Bharathan is not alone in this sentiment. Another student researcher, Brendan Anselmo ’26, told a similar story.
“I have been able to do research two separate times due to [the Monroe Scholars] program, once at the end of my freshman year and now at the end of my junior year, and it’s just been a really good opportunity,” he said. “And the opportunities for research was a big part of my decision to attend William and Mary over other universities, and it’s just been a great experience.”
Anselmo’s research focused on the benefits of carbon reduction initiatives for healthcare spending in the United States. He presented a variety of different approaches to mitigate carbon emissions, taking into account the perspectives of all major stakeholders in the issue: the public, private and healthcare sectors.
“I used what I’ve learned in the classroom about critical thinking and looking at problems from multiple disciplines, multiple perspectives, and it has been a really great opportunity for me to help solve problems and share that knowledge with other students and faculty,” Anselmo said.
Also in attendance at this event were dozens of professors who supported the presenters throughout their research.
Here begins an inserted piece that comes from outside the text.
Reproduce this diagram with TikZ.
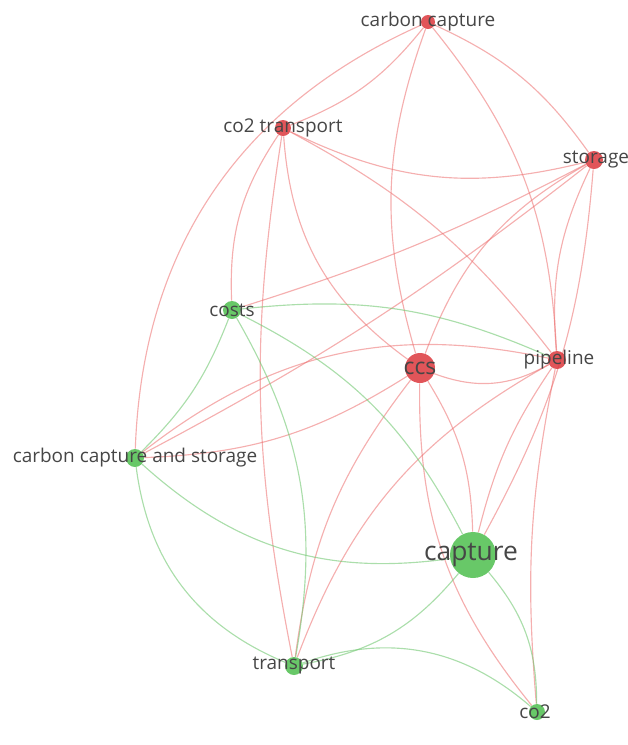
\documentclass[tikz,border=0pt]{standalone}
\usepackage{fontspec}
\setmainfont{Open Sans}
\usepackage{tikz}
\usetikzlibrary{backgrounds}
\definecolor{vosred}{RGB}{220,55,60}
\definecolor{vosgreen}{RGB}{78,190,78}
\definecolor{edgered}{RGB}{236,110,110}
\definecolor{edgegreen}{RGB}{115,200,115}
\definecolor{lblgray}{RGB}{70,70,70}

\begin{document}
\begin{tikzpicture}[x=0.02cm, y=-0.02cm,
  kw/.style={circle, inner sep=0pt, fill opacity=0.85},
  rkw/.style={kw, fill=vosred},
  gkw/.style={kw, fill=vosgreen},
  lbl/.style={text=lblgray, font=\fontsize{10.8}{12}\selectfont, inner sep=0pt},
  redge/.style={draw=edgered, opacity=0.55, line width=0.65pt},
  gedge/.style={draw=edgegreen, opacity=0.6, line width=0.65pt}]

\useasboundingbox (0,0) rectangle (628,745);

% keywords
\node[rkw, minimum size=0.28cm] (ccap) at (428,22) {};
\node[rkw, minimum size=0.32cm] (co2t) at (283,128) {};
\node[rkw, minimum size=0.36cm] (stor) at (594,160) {};
\node[gkw, minimum size=0.36cm] (costs) at (232,310) {};
\node[rkw, minimum size=0.60cm] (ccs) at (420,368) {};
\node[rkw, minimum size=0.36cm] (pipe) at (557,360) {};
\node[gkw, minimum size=0.36cm] (ccas) at (135,458) {};
\node[gkw, minimum size=0.92cm] (capt) at (473,555) {};
\node[gkw, minimum size=0.36cm] (trans) at (294,666) {};
\node[gkw, minimum size=0.32cm] (co2) at (537,712) {};

% labels
\node[lbl] (ccap-l) at (ccap) {carbon capture};
\node[lbl] (co2t-l) at (co2t) {co2 transport};
\node[lbl] (stor-l) at (596,160) {storage};
\node[lbl] (costs-l) at (costs) {costs};
\node[lbl, font=\fontsize{13}{15}\selectfont] (ccs-l) at (ccs) {ccs};
\node[lbl] (pipe-l) at (559,360) {pipeline};
\node[lbl] (ccas-l) at (ccas) {carbon capture and storage};
\node[lbl, font=\fontsize{15}{18}\selectfont] (capt-l) at (471,555) {capture};
\node[lbl] (trans-l) at (trans) {transport};
\node[lbl] (co2-l) at (535,712) {co2};

% links
\begin{pgfonlayer}{background}
\draw[redge] (ccap) to[bend left=15] (co2t);
\draw[redge] (ccap) to[bend right=32] (ccas);
\draw[redge] (ccap) to[bend left=15] (stor);
\draw[redge] (ccap) to[bend right=18] (ccs);
\draw[redge] (ccap) to[bend left=18] (pipe);
\draw[redge] (co2t) to[bend right=20] (stor);
\draw[redge] (co2t) to[bend left=12] (pipe);
\draw[redge] (co2t) to[bend right=25] (ccs);
\draw[redge] (co2t) to[bend right=18] (costs);
\draw[redge] (co2t) to[bend right=10] (trans);
\draw[redge] (stor) to[bend right=20] (ccs);
\draw[redge] (stor) to[bend left=5] (costs);
\draw[redge] (stor) to[bend left=5] (ccas);
\draw[redge] (stor) to[bend right=15] (pipe);
\draw[redge] (stor) to[bend left=12] (capt);
\draw[redge] (ccs) to[bend right=25] (pipe);
\draw[redge] (ccs) to[bend left=15] (capt);
\draw[redge] (ccs) to[bend right=15] (trans);
\draw[redge] (ccs) to[bend right=20] (co2);
\draw[redge] (ccs) to[bend left=15] (ccas);
\draw[redge] (pipe) to[bend right=25] (ccas);
\draw[redge] (pipe) to[bend right=10] (capt);
\draw[redge] (pipe) to[bend right=20] (trans);
\draw[redge] (pipe) to[bend right=8] (co2);
\draw[gedge] (costs) to[bend left=15] (pipe);
\draw[gedge] (costs) to[bend left=18] (capt);
\draw[gedge] (costs) to[bend left=20] (trans);
\draw[gedge] (costs) to[bend left=12] (ccas);
\draw[gedge] (ccas) to[bend right=25] (capt);
\draw[gedge] (ccas) to[bend right=30] (trans);
\draw[gedge] (capt) to[bend left=20] (trans);
\draw[gedge] (capt) to[bend left=20] (co2);
\draw[gedge] (trans) to[bend left=30] (co2);
\end{pgfonlayer}

\end{tikzpicture}
\end{document}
Associate chair and McLeod Tyler Distinguished Professor of Chemistry Doug Young showed up to support the four student researchers whom he supervised over the summer.
He expressed his appreciation for the Charles Center research funding as a critical source of support for emerging undergraduate researchers. He also noted the importance of the research symposium itself as a way to increase awareness of the research that goes on at the College.
“And this [event] is also really nice, just to see the diversity of research that happens,” Young said. “Because so many times, people think research is just in the sciences, and we mix our little beakers together. But in fact, almost every department does research, and it’s great for students just to see, even freshmen or sophomores who haven’t started that, to kind of figure out what is happening on campus and what’s interesting.”